My original thought was that I would fill in from past year's 5 yr estimates for the same tracts, applying a correction to account for inflation--ie I would fill in from 2020 estimates, and if that was missing, from 2019 estimates, etc. However, I was warned by a colleague that I should thinking about spatial correlation and not just temporal correlation.
Is there a best practice method for filling in missing ACS tract level data? Any advice would be much appreciated!
Your intuition is right. Median HH income might be missing (1) because Census redacted it, because of excessive MOE. (2) The other reason for a missing stat would be: if the tract has no households…
One of my favorite expressions is "The perfect is the enemy of the good." It holds especially true when dealing with estimates.
Your intuition is right. Median HH income might be missing (1) because Census redacted it, because of excessive MOE. (2) The other reason for a missing stat would be: if the tract has no households.
In the first situation, I like your solution: Fill in a value from a prior year. The tracts data was collected during a 5-year survey window, so the 2016-20 stats and the 2017-21 stats should be in the same ballpark. (of course: the 2016-20 data may have been redacted for the same reason, excessive MOE.)
So, I'll offer my approach to creating placeholder values -- as ugly as it is. (Dear readers, do not @ me complaints.) For placeholder values, analyze table B19001 : number of households in sixteen income levels. Analyze that table to find the 50th percentile category among estimated households. Example: Tract 27145011600 does not have a published median HH income. But table B19001 shows the median is in the range 75,000-99,999. I will use 87,500 as placeholder. (Or you can imagine a fancier approach.)

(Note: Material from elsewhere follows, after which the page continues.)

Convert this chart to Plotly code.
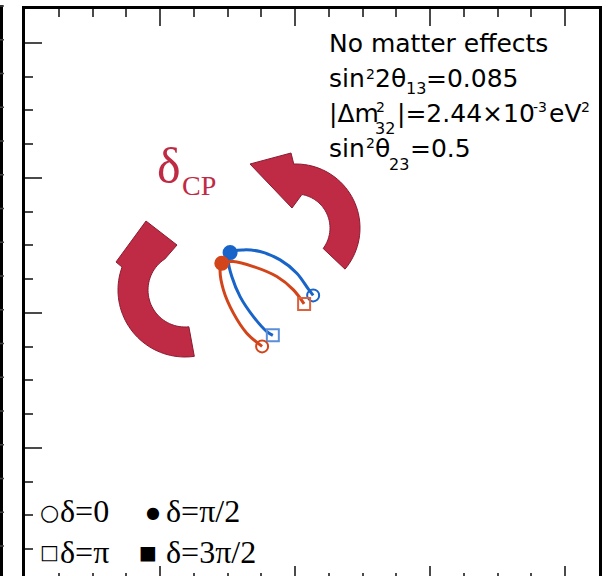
import math
import plotly.graph_objects as go

# ---------------- data ----------------
# blue curve: delta = 0 (right end) -> pi/2 (apex) -> pi (left end)
blue_x = [42.67, 41.97, 40.25, 37.78, 34.81, 32.34, 30.37, 30.12, 30.62, 31.85, 33.82, 35.81, 36.70]
blue_y = [42.59, 43.51, 45.88, 47.85, 49.08, 49.33, 48.93, 47.60, 45.38, 42.41, 39.45, 37.23, 36.67]
# red curve: delta = 0 (left end) -> pi/2 (apex) -> pi (right end)
red_x = [35.11, 32.84, 30.86, 29.38, 28.89, 29.14, 30.86, 33.82, 37.29, 39.75, 41.33]
red_y = [35.04, 36.99, 39.96, 43.41, 46.37, 47.36, 47.60, 46.86, 45.38, 43.41, 41.33]

# special delta points  [delta=0, delta=pi/2, delta=pi]
blue_pts_x = [42.67, 30.37, 36.70]
blue_pts_y = [42.59, 48.93, 36.67]
red_pts_x = [35.11, 29.14, 41.33]
red_pts_y = [35.04, 47.36, 41.33]

x_range = [0, 85]
y_range = [1.0366, 85]
major_ticks = [20, 40, 60, 80]

info_lines = ["No matter effects", "sin", "2", "2θ", "13", "=0.085",
              "|Δm", "2", "32", "|=2.44×10", "-3", "eV", "2",
              "sin", "2", "θ", "23", "=0.5"]
legend_labels = ["δ=0", "δ=π/2", "δ=π", "δ=3π/2"]
legend_glyphs = ["○", "●", "□", "■"]

# ---------------- geometry helpers ----------------
W, H = 608, 576
L, R, T, B = 25, 599, 9, 576          # plot area in pixels


def px2d(px, py):
    return ((px - L) / (R - L) * 85.0, (583 - py) / (R - L) * 85.0)


def pol(cx, cy, r, a):
    a = math.radians(a)
    return (cx + r * math.cos(a), cy - r * math.sin(a))


def arrow_path(cx, cy, r_in, r_out, a_tail_out, a_head_out, head_pts, a_head_in, a_tail_in, n=40):
    pts = []
    for i in range(n + 1):
        pts.append(pol(cx, cy, r_out, a_tail_out + (a_head_out - a_tail_out) * i / n))
    pts.extend(head_pts)
    for i in range(n + 1):
        pts.append(pol(cx, cy, r_in, a_head_in + (a_tail_in - a_head_in) * i / n))
    d = []
    for i, (px, py) in enumerate(pts):
        x, y = px2d(px, py)
        d.append(("M" if i == 0 else "L") + f"{x:.3f},{y:.3f}")
    return " ".join(d) + " Z"


fig = go.Figure()

blue = "#1864c8"
red = "#d2451a"

fig.add_trace(go.Scatter(x=blue_x, y=blue_y, mode="lines", line=dict(color=blue, width=3, shape="spline"),
                         showlegend=False, hoverinfo="skip"))
fig.add_trace(go.Scatter(x=red_x, y=red_y, mode="lines", line=dict(color=red, width=3, shape="spline"),
                         showlegend=False, hoverinfo="skip"))
fig.add_trace(go.Scatter(x=blue_pts_x, y=blue_pts_y, mode="markers", opacity=1,
                         marker=dict(symbol=["circle-open", "circle", "square-open"], size=[12, 13, 12], opacity=1,
                                     color=[blue, blue, "#5a8fd8"], line=dict(width=2, color=[blue, blue, "#5a8fd8"])),
                         showlegend=False, hoverinfo="skip"))
fig.add_trace(go.Scatter(x=red_pts_x, y=red_pts_y, mode="markers", opacity=1,
                         marker=dict(symbol=["circle-open", "circle", "square-open"], size=[12, 13, 12], opacity=1,
                                     color=[red, red, "#e0603a"], line=dict(width=2, color=[red, red, "#e0603a"])),
                         showlegend=False, hoverinfo="skip"))
fig.add_trace(go.Scatter(x=[], y=[], xaxis="x2", yaxis="y", showlegend=False, hoverinfo="skip"))

crimson = "#bf2a44"
right_head = [(291, 153), (250, 164), (292, 208)]
left_head = [(116, 262), (146, 221), (177, 245)]
shapes = [
    dict(type="path", path=arrow_path(296, 228, 34, 64, -40, 92, right_head, 80, -37),
         xref="x", yref="y", fillcolor=crimson, line=dict(color="#8a1c30", width=1), layer="above"),
    dict(type="path", path=arrow_path(185, 290, 37, 67, 278, 160, left_head, 123, 276),
         xref="x", yref="y", fillcolor=crimson, line=dict(color="#8a1c30", width=1), layer="above"),
    # edge of the neighbouring panel
    dict(type="line", xref="paper", yref="paper", x0=(1.5 - L) / (R - L), x1=(1.5 - L) / (R - L),
         y0=(B - 5) / (B - T), y1=-0.05, line=dict(color="black", width=3)),
]
for k in range(0, 18):
    py = 9 + 33.75 * k - 3
    shapes.append(dict(type="line", xref="paper", yref="paper", x0=(0 - L) / (R - L), x1=(4 - L) / (R - L),
                       y0=(B - py) / (B - T), y1=(B - py) / (B - T), line=dict(color="#444", width=1.5)))


def ann(text, px, base, size, family="DejaVu Sans", color="black", k=0.346):
    cy = base - k * size
    return dict(text=text, x=(px - L) / (R - L), y=(B - cy) / (B - T), xref="paper", yref="paper",
                xanchor="left", yanchor="middle", showarrow=False, borderpad=0, borderwidth=0,
                font=dict(size=size, family=family, color=color))


def ann_c(text, px, cy, size, family="DejaVu Sans", color="black"):
    return dict(text=text, x=(px - L) / (R - L), y=(B - cy) / (B - T), xref="paper", yref="paper",
                xanchor="center", yanchor="middle", showarrow=False, borderpad=0, borderwidth=0,
                font=dict(size=size, family=family, color=color))


S = 25
sup = 14
sub = 16
serif = "Liberation Serif"
annos = [
    ann(info_lines[0], 329, 52, S),
    ann(info_lines[1], 329, 87, S), ann(info_lines[2], 366, 79, sup), ann(info_lines[3], 375, 87, S),
    ann(info_lines[4], 406, 94, sub), ann(info_lines[5], 426, 87, S),
    ann(info_lines[6], 329, 122, S), ann(info_lines[7], 376, 112, sup), ann(info_lines[8], 375, 134, sub),
    ann(info_lines[9], 397, 122, S), ann(info_lines[10], 533, 112, sup), ann(info_lines[11], 549, 122, S),
    ann(info_lines[12], 581, 112, sup),
    ann(info_lines[13], 329, 157, S), ann(info_lines[14], 366, 148, sup), ann(info_lines[15], 375, 157, S),
    ann(info_lines[16], 389, 170, sub), ann(info_lines[17], 410, 157, S),
    # delta CP
    ann("δ", 157, 183, 50, family=serif, color=crimson, k=0.3375),
    ann("CP", 182, 195, 28, family=serif, color=crimson, k=0.3375),
    # legend
    ann_c(legend_glyphs[0], 49, 512, 22), ann(legend_labels[0], 60, 522, 32, family=serif, k=0.3375),
    ann_c(legend_glyphs[1], 153, 512, 16), ann(legend_labels[1], 166, 522, 32, family=serif, k=0.3375),
    ann_c(legend_glyphs[2], 49, 552, 20), ann(legend_labels[2], 60, 563, 32, family=serif, k=0.3375),
    ann_c(legend_glyphs[3], 148, 552, 19), ann(legend_labels[3], 166, 563, 32, family=serif, k=0.3375),
]

axis_common = dict(showgrid=False, zeroline=False, showticklabels=False, fixedrange=True)
tick_col = "#4a4a4a"
fig.update_layout(
    width=W, height=H, margin=dict(l=L, r=W - R, t=T, b=H - B),
    paper_bgcolor="white", plot_bgcolor="white",
    xaxis=dict(range=x_range, side="top", showline=True, linecolor="black", linewidth=2.5,
               ticks="inside", ticklen=17, tickwidth=1.5, tickcolor=tick_col, tickvals=major_ticks,
               minor=dict(ticks="inside", ticklen=8, tickwidth=1.5, tickcolor=tick_col, dtick=5, tick0=0),
               **axis_common),
    xaxis2=dict(range=x_range, overlaying="x", anchor="y", side="bottom", showline=False,
                ticks="inside", ticklen=10, tickwidth=1.5, tickcolor=tick_col, tickvals=major_ticks,
                minor=dict(ticks="inside", ticklen=3, tickwidth=1.5, tickcolor=tick_col, dtick=5, tick0=0),
                **axis_common),
    yaxis=dict(range=y_range, showline=True, mirror=True, linecolor="black", linewidth=2.5,
               ticks="inside", ticklen=17, tickwidth=1.5, tickcolor=tick_col, tickvals=major_ticks,
               minor=dict(ticks="inside", ticklen=8, tickwidth=1.5, tickcolor=tick_col, dtick=5, tick0=0),
               **axis_common),
    shapes=shapes, annotations=annos, showlegend=False,
)

fig.write_html("out.html", config={"displayModeBar": False},
               post_script="document.body.style.margin='0px';")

It's an ugly approach I'm suggesting. But if you really! need placeholders for your 7 missing tracts, consider it.
Can we belabor the missing tracts for a moment? Reason 2? When you say no HHs in the tract do you mean samples? For special tabs and in some of the early ACS disclosure literature the Bureau uses the phrasing, "3 or more cases are required to publish a cell in a tab" for medians. I call it the 'rule of three' and understand it to be 3 HHs had to respond to the ACS or else the data is suppressed. If this is the case I would be concern a little about what my tracts looked like that were getting suppressed. With only 7 I may go take a drive around to get a better feel for what may be missing while contemplating my adjustment approach. Is my assumption about 3 unweighted records the trigger besides the MOE?
hi Ed-- Some states have tracts with 0 households; usually the tracts are open water. And the tract ID # includes string "99".
For example, three of our Minnesota counties have 1 tract each for the Minnesota part of Lake Superior. It's all water (ice at this time of year); no households.